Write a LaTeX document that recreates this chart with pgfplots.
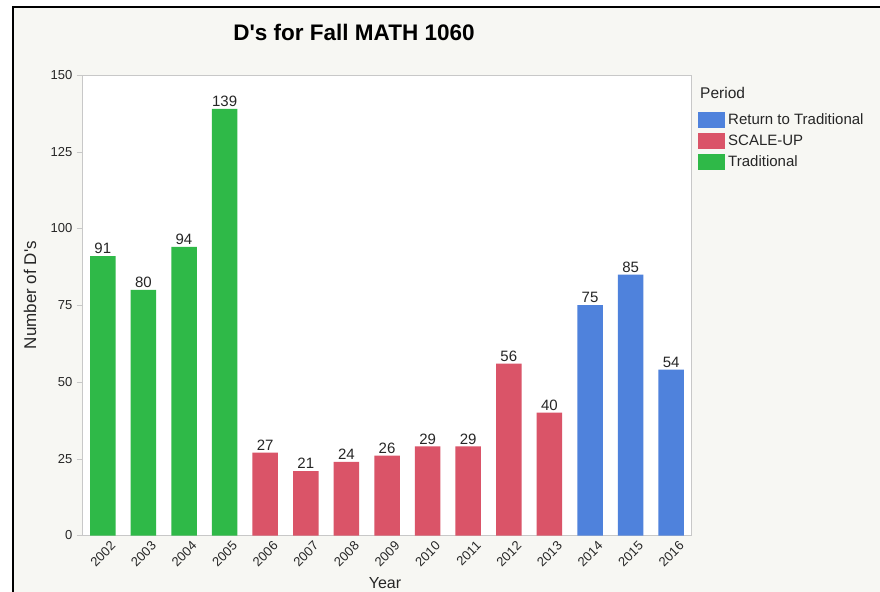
\documentclass[border=0pt]{standalone}
\usepackage{pgfplots}
\pgfplotsset{compat=1.18}
\usepackage{fontspec}
\setmainfont{Liberation Sans}
\definecolor{bgc}{HTML}{F7F7F3}
\definecolor{cgreen}{HTML}{2FB948}
\definecolor{cred}{HTML}{DA5468}
\definecolor{cblue}{HTML}{4F82DC}
\definecolor{axgray}{HTML}{C8C8C8}
\definecolor{txt}{HTML}{262626}
\begin{document}
\begin{tikzpicture}
\useasboundingbox (0,0) rectangle (880bp,592bp);
\fill[white] (0,0) rectangle (880bp,592bp);
\fill[bgc] (13bp,0) rectangle (880bp,585bp);
\draw[black,line width=2bp] (13bp,0) -- (13bp,585bp) -- (880bp,585bp);
\node[font=\bfseries\fontsize{22.5bp}{26bp}\selectfont] at (354bp,560bp) {D\textquotesingle s for Fall MATH 1060};
\node[anchor=base west,font=\fontsize{15.5bp}{18bp}\selectfont,text=txt,inner sep=0pt] at (700bp,493bp) {Period};
\begin{axis}[
  at={(82.5bp,56.5bp)}, anchor=south west,
  scale only axis, width=609bp, height=460.5bp,
  xmin=-0.5, xmax=14.5, ymin=0, ymax=150,
  axis background/.style={fill=white},
  axis line style={axgray},
  ytick={0,25,50,75,100,125,150},
  ytick pos=left,
  xtick={0,...,14},
  xticklabels={2002,2003,2004,2005,2006,2007,2008,2009,2010,2011,2012,2013,2014,2015,2016},
  tick align=outside, major tick length=6bp,
  ytick style={axgray},
  xtick style={draw=none},
  /pgf/number format/assume math mode=true,
  tick label style={font=\fontsize{13bp}{15bp}\selectfont, text=txt},
  yticklabel style={inner sep=0pt, xshift=-4bp},
  xticklabel style={rotate=45, anchor=north east, inner sep=0pt, xshift=6bp, yshift=-4bp},
  ylabel={Number of D\textquotesingle s},
  ylabel style={at={(axis description cs:-0.0862,0.522)}, anchor=center, font=\fontsize{17bp}{20bp}\selectfont, text=txt},
  xlabel={Year},
  xlabel style={at={(axis description cs:0.4967,-0.103)}, anchor=center, font=\fontsize{16bp}{19bp}\selectfont, text=txt},
  ybar, bar width=25.5bp, bar shift=0pt,
  nodes near coords,
  nodes near coords style={font=\fontsize{15bp}{17bp}\selectfont, text=txt, inner sep=2bp},
  legend style={at={(1.0107,0.921)}, anchor=north west, draw=none, fill=none, inner sep=0pt,
    row sep=5bp, font=\fontsize{15bp}{18bp}\selectfont, text=txt,
    nodes={inner sep=0pt}},
  legend cell align=left,
  legend image code/.code={\fill[#1] (0bp,-8bp) rectangle (27bp,8bp); \path (30bp,0bp);},
]
\addplot[fill=cblue, draw=none] coordinates {(12,75) (13,85) (14,54)};
\addlegendentry{Return to Traditional}
\addplot[fill=cred, draw=none] coordinates {(4,27) (5,21) (6,24) (7,26) (8,29) (9,29) (10,56) (11,40)};
\addlegendentry{SCALE-UP}
\addplot[fill=cgreen, draw=none] coordinates {(0,91) (1,80) (2,94) (3,139)};
\addlegendentry{Traditional}
\end{axis}
\end{tikzpicture}
\end{document}
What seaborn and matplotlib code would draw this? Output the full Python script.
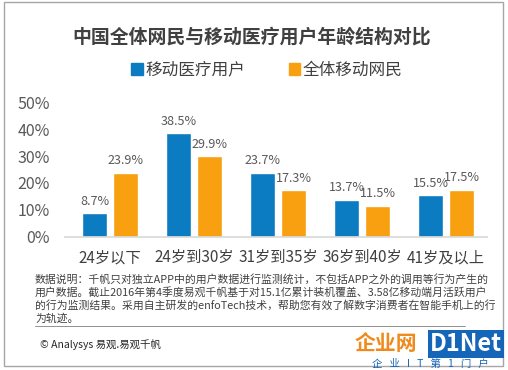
import matplotlib
matplotlib.use("Agg")
import matplotlib.pyplot as plt
from matplotlib.patches import Rectangle
from matplotlib.lines import Line2D
import seaborn as sns
import pandas as pd

# data
age_groups = ["24岁以下", "24岁到30岁", "31岁到35岁", "36岁到40岁", "41岁及以上"]
mobile_medical = [8.7, 38.5, 23.7, 13.7, 15.5]
all_mobile = [23.9, 29.9, 17.3, 11.5, 17.5]
series_names = ["移动医疗用户", "全体移动网民"]
y_ticks = [0, 10, 20, 30, 40, 50]

df = pd.DataFrame({
    "age": age_groups * 2,
    "value": mobile_medical + all_mobile,
    "series": [series_names[0]] * 5 + [series_names[1]] * 5,
})

sns.set_theme(style="white")
plt.rcParams["font.family"] = ["Noto Sans CJK SC", "DejaVu Sans"]

BLUE = "#0b7cc2"
ORANGE = "#f8a010"
TEXT = "#595959"

fig = plt.figure(figsize=(5.08, 3.70), dpi=100)
ax = fig.add_axes([65 / 508, 1 - 236.7 / 370, 422 / 508, 134.3 / 370])

sns.barplot(data=df, x="age", y="value", hue="series", order=age_groups,
            hue_order=series_names, palette=[BLUE, ORANGE],
            width=0.74, gap=0.22, saturation=1, ax=ax, legend=False)

for cont in ax.containers:
    ax.bar_label(cont, labels=[f"{v:.1f}%" for v in cont.datavalues],
                 padding=4, fontsize=9.1, color=TEXT)

ax.set_xlim(-0.536, 4.488)
ax.set_ylim(0, 50)
ax.set_yticks(y_ticks)
ax.set_yticklabels([f"{t}%" for t in y_ticks], fontsize=11.5, color=TEXT)
ax.tick_params(axis="x", labelsize=11, labelcolor="#404040", pad=9, length=0)
ax.tick_params(axis="y", pad=11, length=0)
ax.set_xlabel("")
ax.set_ylabel("")
for s in ["top", "right", "left"]:
    ax.spines[s].set_visible(False)
ax.spines["bottom"].set_color("#d9d9d9")

# title and legend
fig.text(252 / 508, 1 - 37 / 370, "中国全体网民与移动医疗用户年龄结构对比",
         ha="center", va="center", fontsize=13.6, fontweight="bold", color="#404040")
handles = [Rectangle((0, 0), 1, 1, color=BLUE), Rectangle((0, 0), 1, 1, color=ORANGE)]
fig.legend(handles, series_names, loc="center", bbox_to_anchor=(267 / 508, 1 - 70 / 370),
           ncol=2, frameon=False, fontsize=12, handlelength=0.7, handleheight=0.7,
           handletextpad=0.15, columnspacing=2.6, labelcolor="#404040")

# footnote
note = ("数据说明：千帆只对独立APP中的用户数据进行监测统计，不包括APP之外的调用等行为产生的\n"
        "用户数据。截止2016年第4季度易观千帆基于对15.1亿累计装机覆盖、3.58亿移动端月活跃用户\n"
        "的行为监测结果。采用自主研发的enfoTech技术，帮助您有效了解数字消费者在智能手机上的行\n"
        "为轨迹。")
fig.text(35 / 508, 1 - 274 / 370, note, ha="left", va="top", fontsize=7.8,
         color="#404040", linespacing=1.25)
fig.add_artist(Line2D([35 / 508, 465 / 508], [1 - 326 / 370, 1 - 326 / 370],
                      color="#808080", lw=0.6))
fig.text(40 / 508, 1 - 345 / 370, "© Analysys 易观.易观千帆", ha="left", va="center",
         fontsize=7.5, color="#262626")

# watermark logo at bottom right
fig.text(386 / 508, 1 - 344 / 370, "企业网", ha="center", va="center",
         fontsize=15, fontweight="bold", color="#f08a1c")
fig.text(466 / 508, 1 - 344 / 370, "D1Net", ha="center", va="center",
         fontsize=17, fontweight="bold", color="white",
         bbox=dict(boxstyle="square,pad=0.08", fc="#1565b8", ec="none"))
fig.text(430 / 508, 1 - 364 / 370, "企   业   I   T   第   1   门   户", ha="center",
         va="center", fontsize=7.5, color="#1565b8")

# frame around the picture
fig.add_artist(Rectangle((4 / 508, 1 - 366 / 370), 499 / 508, 364 / 370,
                         fill=False, ec="#a6a6a6", lw=1))

fig.savefig("out.png", dpi=100)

----

WHAT IS BEING ASKED: Can you restate all the records above word for word while dropping the pictures?

FULL ANSWER:
Write a LaTeX document that recreates this chart with pgfplots.
\documentclass[border=0pt]{standalone}
\usepackage{pgfplots}
\pgfplotsset{compat=1.18}
\usepackage{fontspec}
\setmainfont{Liberation Sans}
\definecolor{bgc}{HTML}{F7F7F3}
\definecolor{cgreen}{HTML}{2FB948}
\definecolor{cred}{HTML}{DA5468}
\definecolor{cblue}{HTML}{4F82DC}
\definecolor{axgray}{HTML}{C8C8C8}
\definecolor{txt}{HTML}{262626}
\begin{document}
\begin{tikzpicture}
\useasboundingbox (0,0) rectangle (880bp,592bp);
\fill[white] (0,0) rectangle (880bp,592bp);
\fill[bgc] (13bp,0) rectangle (880bp,585bp);
\draw[black,line width=2bp] (13bp,0) -- (13bp,585bp) -- (880bp,585bp);
\node[font=\bfseries\fontsize{22.5bp}{26bp}\selectfont] at (354bp,560bp) {D\textquotesingle s for Fall MATH 1060};
\node[anchor=base west,font=\fontsize{15.5bp}{18bp}\selectfont,text=txt,inner sep=0pt] at (700bp,493bp) {Period};
\begin{axis}[
  at={(82.5bp,56.5bp)}, anchor=south west,
  scale only axis, width=609bp, height=460.5bp,
  xmin=-0.5, xmax=14.5, ymin=0, ymax=150,
  axis background/.style={fill=white},
  axis line style={axgray},
  ytick={0,25,50,75,100,125,150},
  ytick pos=left,
  xtick={0,...,14},
  xticklabels={2002,2003,2004,2005,2006,2007,2008,2009,2010,2011,2012,2013,2014,2015,2016},
  tick align=outside, major tick length=6bp,
  ytick style={axgray},
  xtick style={draw=none},
  /pgf/number format/assume math mode=true,
  tick label style={font=\fontsize{13bp}{15bp}\selectfont, text=txt},
  yticklabel style={inner sep=0pt, xshift=-4bp},
  xticklabel style={rotate=45, anchor=north east, inner sep=0pt, xshift=6bp, yshift=-4bp},
  ylabel={Number of D\textquotesingle s},
  ylabel style={at={(axis description cs:-0.0862,0.522)}, anchor=center, font=\fontsize{17bp}{20bp}\selectfont, text=txt},
  xlabel={Year},
  xlabel style={at={(axis description cs:0.4967,-0.103)}, anchor=center, font=\fontsize{16bp}{19bp}\selectfont, text=txt},
  ybar, bar width=25.5bp, bar shift=0pt,
  nodes near coords,
  nodes near coords style={font=\fontsize{15bp}{17bp}\selectfont, text=txt, inner sep=2bp},
  legend style={at={(1.0107,0.921)}, anchor=north west, draw=none, fill=none, inner sep=0pt,
    row sep=5bp, font=\fontsize{15bp}{18bp}\selectfont, text=txt,
    nodes={inner sep=0pt}},
  legend cell align=left,
  legend image code/.code={\fill[#1] (0bp,-8bp) rectangle (27bp,8bp); \path (30bp,0bp);},
]
\addplot[fill=cblue, draw=none] coordinates {(12,75) (13,85) (14,54)};
\addlegendentry{Return to Traditional}
\addplot[fill=cred, draw=none] coordinates {(4,27) (5,21) (6,24) (7,26) (8,29) (9,29) (10,56) (11,40)};
\addlegendentry{SCALE-UP}
\addplot[fill=cgreen, draw=none] coordinates {(0,91) (1,80) (2,94) (3,139)};
\addlegendentry{Traditional}
\end{axis}
\end{tikzpicture}
\end{document}
What seaborn and matplotlib code would draw this? Output the full Python script.
import matplotlib
matplotlib.use("Agg")
import matplotlib.pyplot as plt
from matplotlib.patches import Rectangle
from matplotlib.lines import Line2D
import seaborn as sns
import pandas as pd

# data
age_groups = ["24岁以下", "24岁到30岁", "31岁到35岁", "36岁到40岁", "41岁及以上"]
mobile_medical = [8.7, 38.5, 23.7, 13.7, 15.5]
all_mobile = [23.9, 29.9, 17.3, 11.5, 17.5]
series_names = ["移动医疗用户", "全体移动网民"]
y_ticks = [0, 10, 20, 30, 40, 50]

df = pd.DataFrame({
    "age": age_groups * 2,
    "value": mobile_medical + all_mobile,
    "series": [series_names[0]] * 5 + [series_names[1]] * 5,
})

sns.set_theme(style="white")
plt.rcParams["font.family"] = ["Noto Sans CJK SC", "DejaVu Sans"]

BLUE = "#0b7cc2"
ORANGE = "#f8a010"
TEXT = "#595959"

fig = plt.figure(figsize=(5.08, 3.70), dpi=100)
ax = fig.add_axes([65 / 508, 1 - 236.7 / 370, 422 / 508, 134.3 / 370])

sns.barplot(data=df, x="age", y="value", hue="series", order=age_groups,
            hue_order=series_names, palette=[BLUE, ORANGE],
            width=0.74, gap=0.22, saturation=1, ax=ax, legend=False)

for cont in ax.containers:
    ax.bar_label(cont, labels=[f"{v:.1f}%" for v in cont.datavalues],
                 padding=4, fontsize=9.1, color=TEXT)

ax.set_xlim(-0.536, 4.488)
ax.set_ylim(0, 50)
ax.set_yticks(y_ticks)
ax.set_yticklabels([f"{t}%" for t in y_ticks], fontsize=11.5, color=TEXT)
ax.tick_params(axis="x", labelsize=11, labelcolor="#404040", pad=9, length=0)
ax.tick_params(axis="y", pad=11, length=0)
ax.set_xlabel("")
ax.set_ylabel("")
for s in ["top", "right", "left"]:
    ax.spines[s].set_visible(False)
ax.spines["bottom"].set_color("#d9d9d9")

# title and legend
fig.text(252 / 508, 1 - 37 / 370, "中国全体网民与移动医疗用户年龄结构对比",
         ha="center", va="center", fontsize=13.6, fontweight="bold", color="#404040")
handles = [Rectangle((0, 0), 1, 1, color=BLUE), Rectangle((0, 0), 1, 1, color=ORANGE)]
fig.legend(handles, series_names, loc="center", bbox_to_anchor=(267 / 508, 1 - 70 / 370),
           ncol=2, frameon=False, fontsize=12, handlelength=0.7, handleheight=0.7,
           handletextpad=0.15, columnspacing=2.6, labelcolor="#404040")

# footnote
note = ("数据说明：千帆只对独立APP中的用户数据进行监测统计，不包括APP之外的调用等行为产生的\n"
        "用户数据。截止2016年第4季度易观千帆基于对15.1亿累计装机覆盖、3.58亿移动端月活跃用户\n"
        "的行为监测结果。采用自主研发的enfoTech技术，帮助您有效了解数字消费者在智能手机上的行\n"
        "为轨迹。")
fig.text(35 / 508, 1 - 274 / 370, note, ha="left", va="top", fontsize=7.8,
         color="#404040", linespacing=1.25)
fig.add_artist(Line2D([35 / 508, 465 / 508], [1 - 326 / 370, 1 - 326 / 370],
                      color="#808080", lw=0.6))
fig.text(40 / 508, 1 - 345 / 370, "© Analysys 易观.易观千帆", ha="left", va="center",
         fontsize=7.5, color="#262626")

# watermark logo at bottom right
fig.text(386 / 508, 1 - 344 / 370, "企业网", ha="center", va="center",
         fontsize=15, fontweight="bold", color="#f08a1c")
fig.text(466 / 508, 1 - 344 / 370, "D1Net", ha="center", va="center",
         fontsize=17, fontweight="bold", color="white",
         bbox=dict(boxstyle="square,pad=0.08", fc="#1565b8", ec="none"))
fig.text(430 / 508, 1 - 364 / 370, "企   业   I   T   第   1   门   户", ha="center",
         va="center", fontsize=7.5, color="#1565b8")

# frame around the picture
fig.add_artist(Rectangle((4 / 508, 1 - 366 / 370), 499 / 508, 364 / 370,
                         fill=False, ec="#a6a6a6", lw=1))

fig.savefig("out.png", dpi=100)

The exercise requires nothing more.